■ Information given
* begin *
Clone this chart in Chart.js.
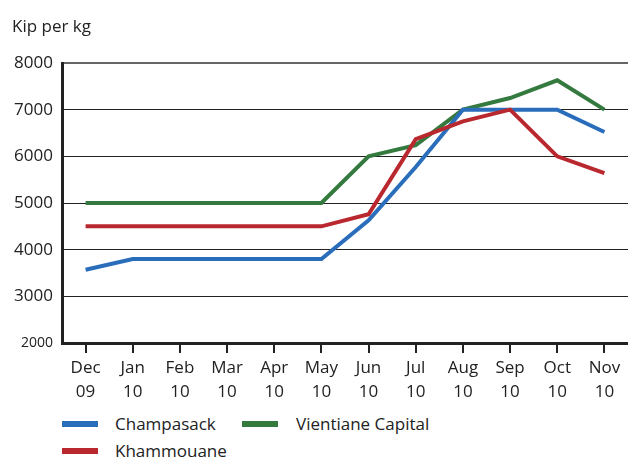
<!DOCTYPE html>
<html>
<head>
<meta charset="utf-8">
<script src="https://cdn.jsdelivr.net/npm/chart.js@4/dist/chart.umd.min.js"></script>
<style>
  body { margin: 0; background: #fff; font-family: "Open Sans", sans-serif; color: #222; }
  #wrap { position: relative; width: 628px; height: 460px; }
  #chart { position: absolute; left: 0; top: 0; }
  .title { position: absolute; left: 12px; top: 14px; font-size: 17px; }
  .leg { position: absolute; font-size: 17px; line-height: 24px; }
  .sw { position: absolute; width: 36px; height: 6px; }
</style>
</head>
<body>
<div id="wrap">
  <canvas id="chart" width="628" height="410"></canvas>
  <div class="title">Kip per kg</div>
  <div class="sw" style="left:62px;top:421px;background:#2a6ebb"></div>
  <div class="leg" style="left:115px;top:412px">Champasack</div>
  <div class="sw" style="left:242px;top:421px;background:#347a3f"></div>
  <div class="leg" style="left:296px;top:412px">Vientiane Capital</div>
  <div class="sw" style="left:62px;top:448px;background:#b8282e"></div>
  <div class="leg" style="left:115px;top:439px">Khammouane</div>
</div>
<script>
const months = [['Dec', '09'], ['Jan', '10'], ['Feb', '10'], ['Mar', '10'], ['Apr', '10'], ['May', '10'],
  ['Jun', '10'], ['Jul', '10'], ['Aug', '10'], ['Sep', '10'], ['Oct', '10'], ['Nov', '10']];
const champasack = [3570, 3800, 3800, 3800, 3800, 3800, 4630, 5770, 7000, 7000, 7000, 6520];
const khammouane = [4500, 4500, 4500, 4500, 4500, 4500, 4760, 6370, 6750, 7000, 6000, 5640];
const vientiane = [5000, 5000, 5000, 5000, 5000, 5000, 6000, 6240, 7000, 7250, 7630, 7000];
const yTicks = [2000, 3000, 4000, 5000, 6000, 7000, 8000];

const line = (label, data, color) => ({
  label, data, borderColor: color, backgroundColor: color,
  borderWidth: 4, pointRadius: 0, tension: 0, borderJoinStyle: 'miter'
});

new Chart(document.getElementById('chart'), {
  type: 'line',
  data: {
    labels: months,
    datasets: [
      line('Khammouane', khammouane, '#b8282e'),
      line('Champasack', champasack, '#2a6ebb'),
      line('Vientiane Capital', vientiane, '#347a3f')
    ]
  },
  options: {
    responsive: false,
    animation: false,
    layout: { padding: { top: 63, right: 0, left: 0, bottom: 0 } },
    plugins: { legend: { display: false }, tooltip: { enabled: false } },
    scales: {
      x: {
        offset: true,
        grid: { offset: false, drawOnChartArea: false, drawTicks: true, tickLength: 10, color: '#222', lineWidth: 2 },
        border: { color: '#222', width: 3 },
        ticks: {
          color: '#222', font: { family: 'Open Sans', size: 17, lineHeight: 1.4 },
          padding: 3, maxRotation: 0, autoSkip: false
        },
        afterFit: s => { s.height = 67; }
      },
      y: {
        min: 2000, max: 8000,
        afterBuildTicks: s => { s.ticks = yTicks.map(v => ({ value: v })); },
        grid: {
          drawTicks: false,
          color: c => c.tick && c.tick.value === 8000 ? '#666' : '#222',
          lineWidth: c => c.tick && c.tick.value === 8000 ? 2 : 1
        },
        border: { color: '#222', width: 3 },
        ticks: {
          color: '#222', padding: 9,
          callback: v => String(v),
          font: c => ({ family: 'Open Sans', size: c.tick && c.tick.value === 2000 ? 14 : 17 })
        },
        afterFit: s => { s.width = 62; }
      }
    }
  }
});
</script>
</body>
</html>
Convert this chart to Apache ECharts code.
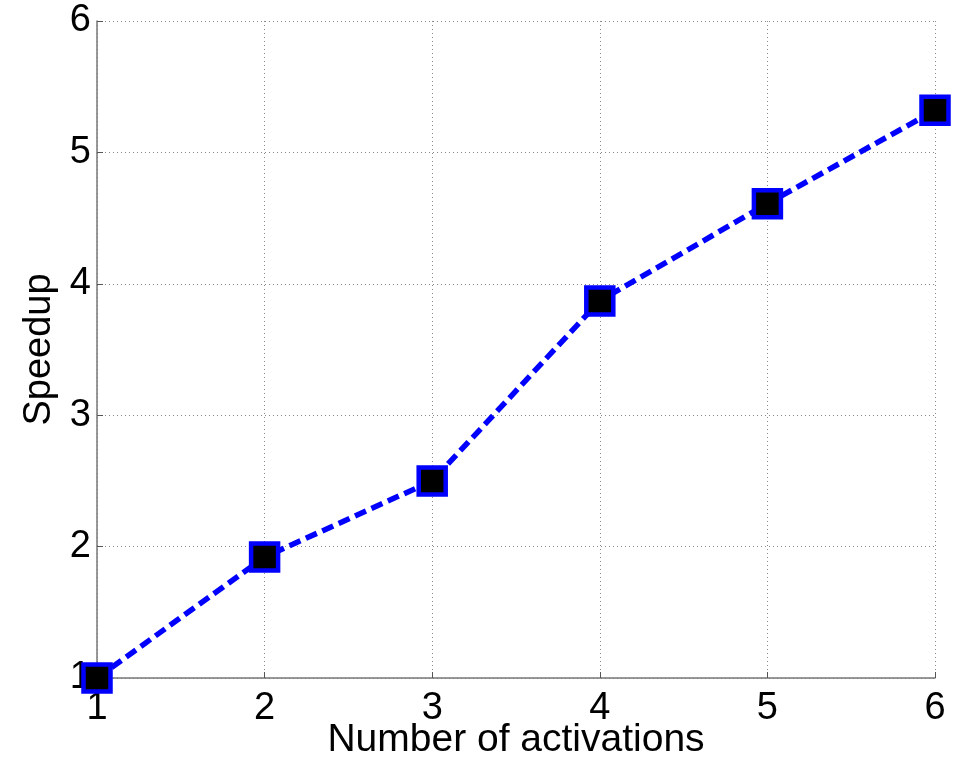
<!DOCTYPE html>
<html><head><meta charset="utf-8">
<script src="https://cdn.jsdelivr.net/npm/echarts@6/dist/echarts.min.js"></script>
<style>html,body{margin:0;padding:0;background:#fff}#c{width:966px;height:764px}</style>
</head><body><div id="c"></div>
<script>
const activations = [1, 2, 3, 4, 5, 6];
const speedup = [1.0, 1.92, 2.5, 3.87, 4.61, 5.32];
const xTicks = [1, 2, 3, 4, 5, 6];
const yTicks = [1, 2, 3, 4, 5, 6];

const chart = echarts.init(document.getElementById('c'));
const font = 'Liberation Sans, Arial, sans-serif';
chart.setOption({
  animation: false,
  backgroundColor: '#fff',
  grid: { left: 97, right: 31, top: 21, bottom: 86, containLabel: false, outerBoundsMode: 'none' },
  xAxis: {
    type: 'value', min: xTicks[0], max: xTicks[xTicks.length-1], interval: 1,
    name: 'Number of activations', nameLocation: 'middle', nameGap: 43, nameMoveOverlap: false,
    nameTextStyle: { fontFamily: font, fontSize: 39, color: '#000' },
    axisLine: { lineStyle: { color: '#777', width: 1.5 } },
    axisTick: { inside: true, length: 6, lineStyle: { color: '#555' } },
    axisLabel: { fontFamily: font, fontSize: 38, color: '#000', margin: 12 },
    splitLine: { show: true, lineStyle: { type: [1, 3], color: '#888', width: 1 } }
  },
  yAxis: {
    type: 'value', min: yTicks[0], max: yTicks[yTicks.length-1], interval: 1,
    name: 'Speedup', nameLocation: 'middle', nameGap: 38, nameMoveOverlap: false,
    nameTextStyle: { fontFamily: font, fontSize: 38, color: '#000' },
    axisLine: { show: true, lineStyle: { color: '#777', width: 1.5 } },
    axisTick: { show: true, inside: true, length: 6, lineStyle: { color: '#555' } },
    axisLabel: { fontFamily: font, fontSize: 38, color: '#000', margin: 6 },
    splitLine: { show: true, lineStyle: { type: [1, 3], color: '#888', width: 1 } }
  },
  series: [{
    type: 'line',
    data: activations.map((a, i) => [a, speedup[i]]),
    symbol: 'rect', symbolSize: 27,
    itemStyle: { color: '#000', borderColor: '#0000ff', borderWidth: 4.5 },
    lineStyle: { color: '#0000ff', width: 5.5, type: [12, 6] },
    clip: false, z: 5
  }]
});
</script></body></html>
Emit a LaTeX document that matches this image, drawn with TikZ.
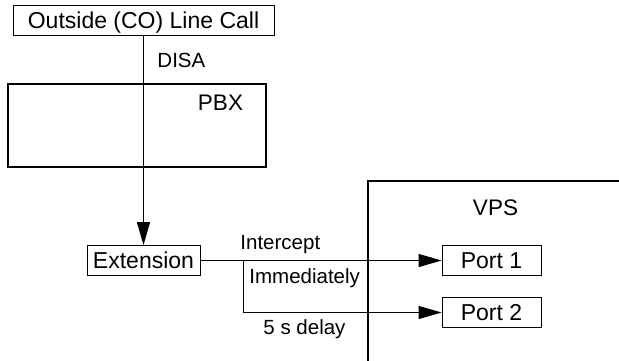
\documentclass[tikz,border=0pt]{standalone}
\usepackage{fontspec}
\setmainfont{Liberation Sans}
\usepackage{tikz}
\usetikzlibrary{arrows.meta}

\tikzset{
  box/.style={draw, line width=0.8pt, inner sep=0pt, minimum height=30pt, text height=16.5pt, text depth=0pt, font=\fontsize{23}{25}\selectfont},
  lbl/.style={inner sep=0pt, anchor=west, font=\fontsize{20.5}{22}\selectfont},
  tip/.style={-{Triangle[length=23pt,width=13pt]}}
}

\begin{document}
\begin{tikzpicture}[x=1pt,y=-1pt,line width=0.9pt]
\useasboundingbox (0,0) rectangle (619,360);
% frames of PBX and VPS
\draw[line width=1.4pt] (8,84) rectangle (266,167);
\node[inner sep=0pt, font=\fontsize{22.5}{24}\selectfont] (pbx) at (220.5,103) {PBX};
\draw[line width=1.2pt] (368,362) -- (368,181) -- (621,181);
\node[inner sep=0pt, font=\fontsize{22.5}{24}\selectfont] (vps) at (495.5,208) {VPS};
% boxes
\node[box, minimum width=261pt] (out) at (143.5,20) {Outside (CO) Line Call};
\node[box, minimum width=113pt] (ext) at (143.5,260.5) {Extension};
\node[box, minimum width=99pt] (p1) at (491.5,260.5) {Port 1};
\node[box, minimum width=99pt] (p2) at (491.5,312.5) {Port 2};
\coordinate (br) at (243,260.5);
% connectors
\draw[tip] (out) -- (ext);
\draw (ext) -- (br);
\draw[tip] (br) -- (p1);
\draw[tip] (br) |- (p2);
% labels
\node[lbl] (disa) at (157,60) {DISA};
\node[lbl] (icpt) at (240,245) {Intercept};
\node[lbl] (imm) at (249,278) {Immediately};
\node[lbl] (dly) at (263,329) {5 s delay};
\end{tikzpicture}
\end{document}
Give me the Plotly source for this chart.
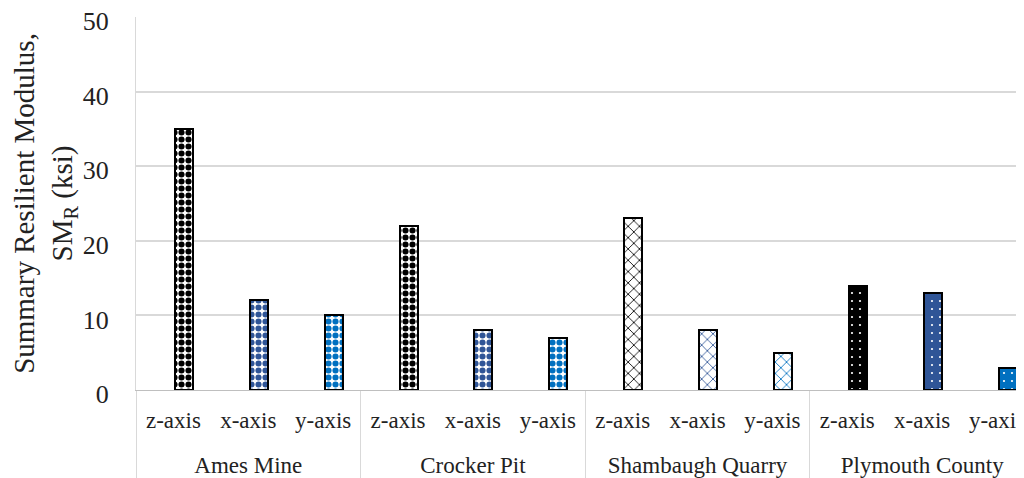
import plotly.graph_objects as go

sites = ["Ames Mine", "Crocker Pit", "Shambaugh Quarry", "Plymouth County"]
axes_ = ["z-axis", "x-axis", "y-axis"]
values = {
    "Ames Mine": [35, 12, 10],
    "Crocker Pit": [22, 8, 7],
    "Shambaugh Quarry": [23, 8, 5],
    "Plymouth County": [14, 13, 3],
}
y_ticks = [0, 10, 20, 30, 40, 50]

axis_colors = ["#000000", "#2F5597", "#0070C0"]
site_patterns = {
    "Ames Mine": dict(shape=".", bg="#FFFFFF", fg=None, size=7, solidity=0.6),
    "Crocker Pit": dict(shape=".", bg="#FFFFFF", fg=None, size=7, solidity=0.6),
    "Shambaugh Quarry": dict(shape="x", bg="#FFFFFF", fg=None, size=8, solidity=0.2),
    "Plymouth County": dict(shape=".", bg=None, fg="#FFFFFF", size=8, solidity=0.06),
}

FONT = "Liberation Serif, Times New Roman, serif"
fig = go.Figure()
for s in sites:
    p = site_patterns[s]
    for j, a in enumerate(axes_):
        c = axis_colors[j]
        fig.add_trace(go.Bar(
            x=[[s], [a + "<br><span style='font-size:8px'> </span>"]],
            y=[values[s][j]],
            width=0.24,
            offset=0.02,
            marker=dict(
                color=p["bg"] if p["bg"] else c,
                line=dict(color="#000000", width=2),
                pattern=dict(
                    shape=p["shape"],
                    fgcolor=p["fg"] if p["fg"] else c,
                    bgcolor=p["bg"] if p["bg"] else c,
                    size=p["size"],
                    solidity=p["solidity"],
                    fillmode="replace",
                ),
            ),
            showlegend=False,
            hovertemplate=s + " " + a + ": %{y}<extra></extra>",
        ))

# page body has an 8px margin: figure occupies 1016x470 of the 1024x478 window
fig.update_layout(
    width=1016, height=470,
    margin=dict(l=128, r=0, t=9, b=88, autoexpand=False),
    paper_bgcolor="white", plot_bgcolor="white",
    font=dict(family=FONT, size=24, color="#222222"),
    bargap=0,
)
fig.update_xaxes(
    type="multicategory",
    automargin=False,
    range=[-0.5, 11.36],
    showline=True, linecolor="#BFBFBF", linewidth=1,
    showdividers=True, dividercolor="#D9D9D9", dividerwidth=1,
    tickfont=dict(family=FONT, size=23, color="#222222"),
    ticklabelstandoff=9,
    ticks="",
    showgrid=False,
)
fig.update_yaxes(
    automargin=False,
    range=[0, 50], tickvals=y_ticks,
    showgrid=True, gridcolor="#D9D9D9", gridwidth=1.5,
    showline=True, linecolor="#D9D9D9", linewidth=1,
    zeroline=False,
    tickfont=dict(family=FONT, size=26, color="#222222"),
    ticklabelstandoff=21,
    ticklabelshift=4,
    ticklabeloverflow="allow",
    title=dict(text="Summary Resilient Modulus,<br>SM<sub>R</sub> (ksi)",
               font=dict(family=FONT, size=29, color="#222222"), standoff=18),
)
fig.write_html("out.html")
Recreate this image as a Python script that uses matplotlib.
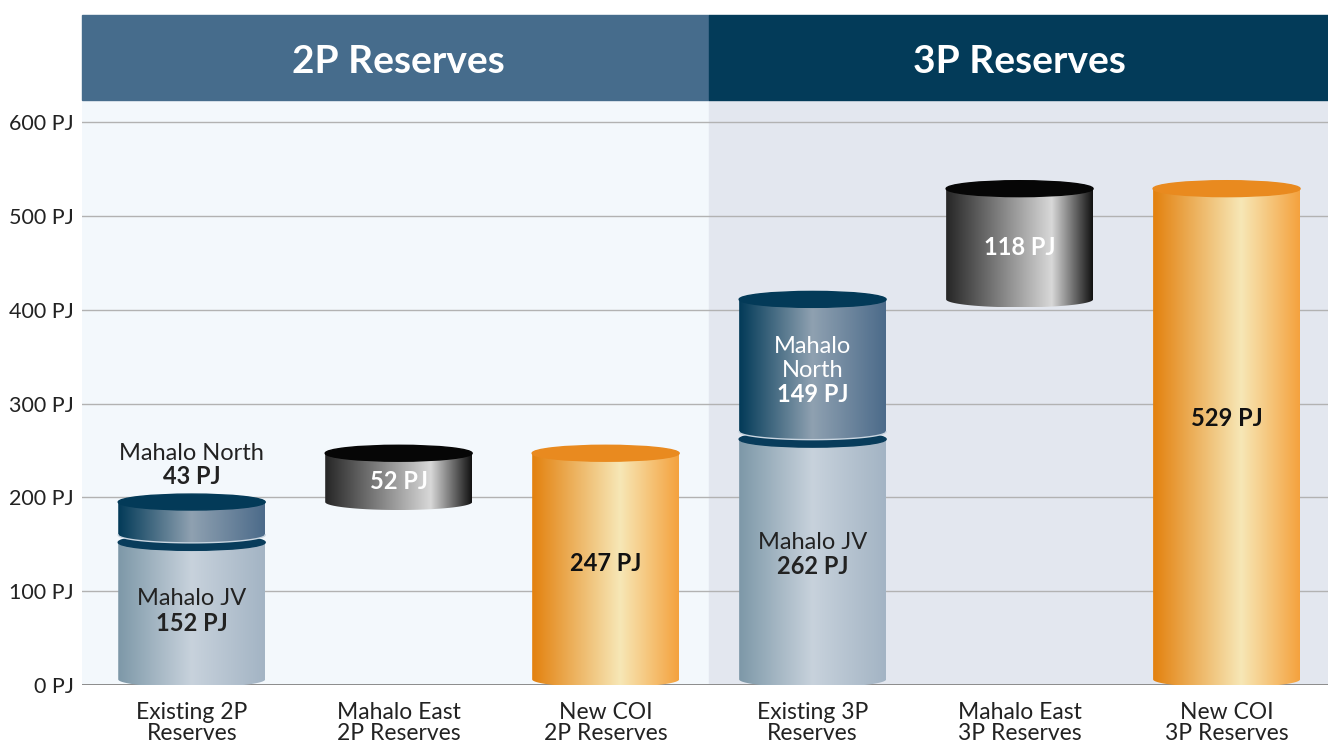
import numpy as np
import matplotlib.pyplot as plt
import matplotlib.transforms as mtransforms
from matplotlib.patches import Ellipse, Rectangle, PathPatch
from matplotlib.path import Path
from matplotlib.colors import LinearSegmentedColormap

plt.rcParams['font.family'] = ['Lato', 'DejaVu Sans']

# data (PJ)
groups = ["2P Reserves", "3P Reserves"]
categories = ["Existing 2P\nReserves", "Mahalo East\n2P Reserves", "New COI\n2P Reserves",
              "Existing 3P\nReserves", "Mahalo East\n3P Reserves", "New COI\n3P Reserves"]
mahalo_jv = [152, 262]
mahalo_north = [43, 149]
mahalo_east = [52, 118]
new_coi = [247, 529]
yticks = [0, 100, 200, 300, 400, 500, 600]

# colours
cm_jv = LinearSegmentedColormap.from_list("jv", ["#7d98a8", "#c8d2dc", "#a3b4c4"])
cm_north = LinearSegmentedColormap.from_list("north", ["#023a58", "#8fa1b1", "#4c6b8a"])
cm_east = LinearSegmentedColormap.from_list("east", [(0, "#262626"), (0.72, "#d8d8d8"), (1, "#121212")])
cm_coi = LinearSegmentedColormap.from_list("coi", [(0, "#e3810e"), (0.6, "#f7e7b6"), (1, "#f4a23e")])

W = 0.71   # cylinder width (category units)
H = 8.5    # half height of the ellipses (PJ)
grad = np.linspace(0, 1, 256).reshape(1, -1)
FS = 17


def cylinder(ax, x, y0, y1, cmap, top, z=3, rim=None):
    x0, x1 = x - W / 2, x + W / 2
    t = np.linspace(np.pi, 2 * np.pi, 60)
    verts = [(x0, y1), (x0, y0)] + list(zip(x + W / 2 * np.cos(t), y0 + H * np.sin(t))) + [(x1, y1), (x0, y1)]
    codes = [Path.MOVETO] + [Path.LINETO] * (len(verts) - 2) + [Path.CLOSEPOLY]
    body = PathPatch(Path(verts, codes), facecolor="none", edgecolor="none", zorder=z)
    ax.add_patch(body)
    im = ax.imshow(grad, extent=(x0, x1, y0 - H, y1), aspect="auto", cmap=cmap, zorder=z)
    im.set_clip_path(body)
    if rim:
        ax.plot(x + W / 2 * np.cos(t), y0 + H * np.sin(t), color=rim, lw=1.0, zorder=z + 0.1)
    ax.add_patch(Ellipse((x, y1), W, 2 * H, color=top, zorder=z + 0.2))


fig = plt.figure(figsize=(13.28, 7.44), dpi=100)
ax = fig.add_axes([82 / 1328, 59 / 744, 1246 / 1328, 585 / 744])

xmin, xmax = -0.53, 5.49
ymax = 623.5
bt = mtransforms.blended_transform_factory(ax.transData, ax.transAxes)

# backgrounds and header bands
ax.add_patch(Rectangle((xmin, 0), 2.5 - xmin, 1, transform=bt, color="#f3f8fc", zorder=0.1))
ax.add_patch(Rectangle((2.5, 0), xmax - 2.5, 1, transform=bt, color="#e3e7ef", zorder=0.1))
hb = 85 / 585
ax.add_patch(Rectangle((xmin, 1), 2.5 - xmin, hb, transform=bt, color="#466c8c", clip_on=False))
ax.add_patch(Rectangle((2.5, 1), xmax - 2.5, hb, transform=bt, color="#033b59", clip_on=False))
for g, name in enumerate(groups):
    ax.text(3 * g + 1, 1 + hb / 2 - 0.006, name, transform=bt, ha="center", va="center",
            color="white", fontsize=28, fontweight="bold")

lbl = dict(ha="center", va="center", fontsize=FS, zorder=10)
for g in range(2):
    xe, xm, xc = 3 * g, 3 * g + 1, 3 * g + 2
    jv, no, ea, co = mahalo_jv[g], mahalo_north[g], mahalo_east[g], new_coi[g]
    # existing: JV + North
    cylinder(ax, xe, 6, jv, cm_jv, "#083c5b", z=3)
    cylinder(ax, xe, jv + 8, jv + no, cm_north, "#033a58", z=4, rim="#c9d5e0")
    # Mahalo East (floating)
    cylinder(ax, xm, jv + no, jv + no + ea, cm_east, "#060606", z=3)
    # New COI
    cylinder(ax, xc, 6, co, cm_coi, "#e98a1f", z=3)

    ax.text(xe, jv / 2 + (16 if g == 0 else 21), "Mahalo JV", color="#222222", **lbl)
    ax.text(xe, jv / 2 + (-10 if g == 0 else -5), f"{jv} PJ", fontweight="bold", color="#222222", **lbl)
    if g == 0:
        ax.text(xe, jv + no + 52, "Mahalo North", color="#222222", **lbl)
        ax.text(xe, jv + no + 27, f"{no} PJ", fontweight="bold", color="#222222", **lbl)
    else:
        mid = jv + no / 2 - 1
        ax.text(xe, mid + 25.6, "Mahalo", color="white", **lbl)
        ax.text(xe, mid, "North", color="white", **lbl)
        ax.text(xe, mid - 25.6, f"{no} PJ", fontweight="bold", color="white", **lbl)
    ax.text(xm, jv + no + ea / 2 - 4, f"{ea} PJ", fontweight="bold", color="white", **lbl)
    ax.text(xc, co / 2 + (6 if g == 0 else 20), f"{co} PJ", fontweight="bold", color="#111111", **lbl)

ax.set_xlim(xmin, xmax)
ax.set_ylim(0, ymax)
ax.set_yticks(yticks)
ax.set_yticklabels([f"{v} PJ" for v in yticks])
ax.set_xticks(range(len(categories)))
ax.set_xticklabels(categories)
ax.tick_params(axis="y", length=0, pad=6, labelsize=15.5, labelcolor="#222222")
ax.tick_params(axis="x", length=0, pad=12, labelsize=16.5, labelcolor="#222222")
for lab in ax.get_xticklabels():
    lab.set_linespacing(1.0)
ax.set_axisbelow(True)
ax.yaxis.grid(True, color="#b2b2b2", lw=1, zorder=0.5)
ax.axhline(0, color="#8c8c8c", lw=1.4, zorder=0.6)
for s in ax.spines.values():
    s.set_visible(False)

fig.savefig("out.png", dpi=100)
* end *
■ Task objective
Of the lines in the listing, how many hold the word "that"? Nothing but the number is needed.

■ Problem solution
2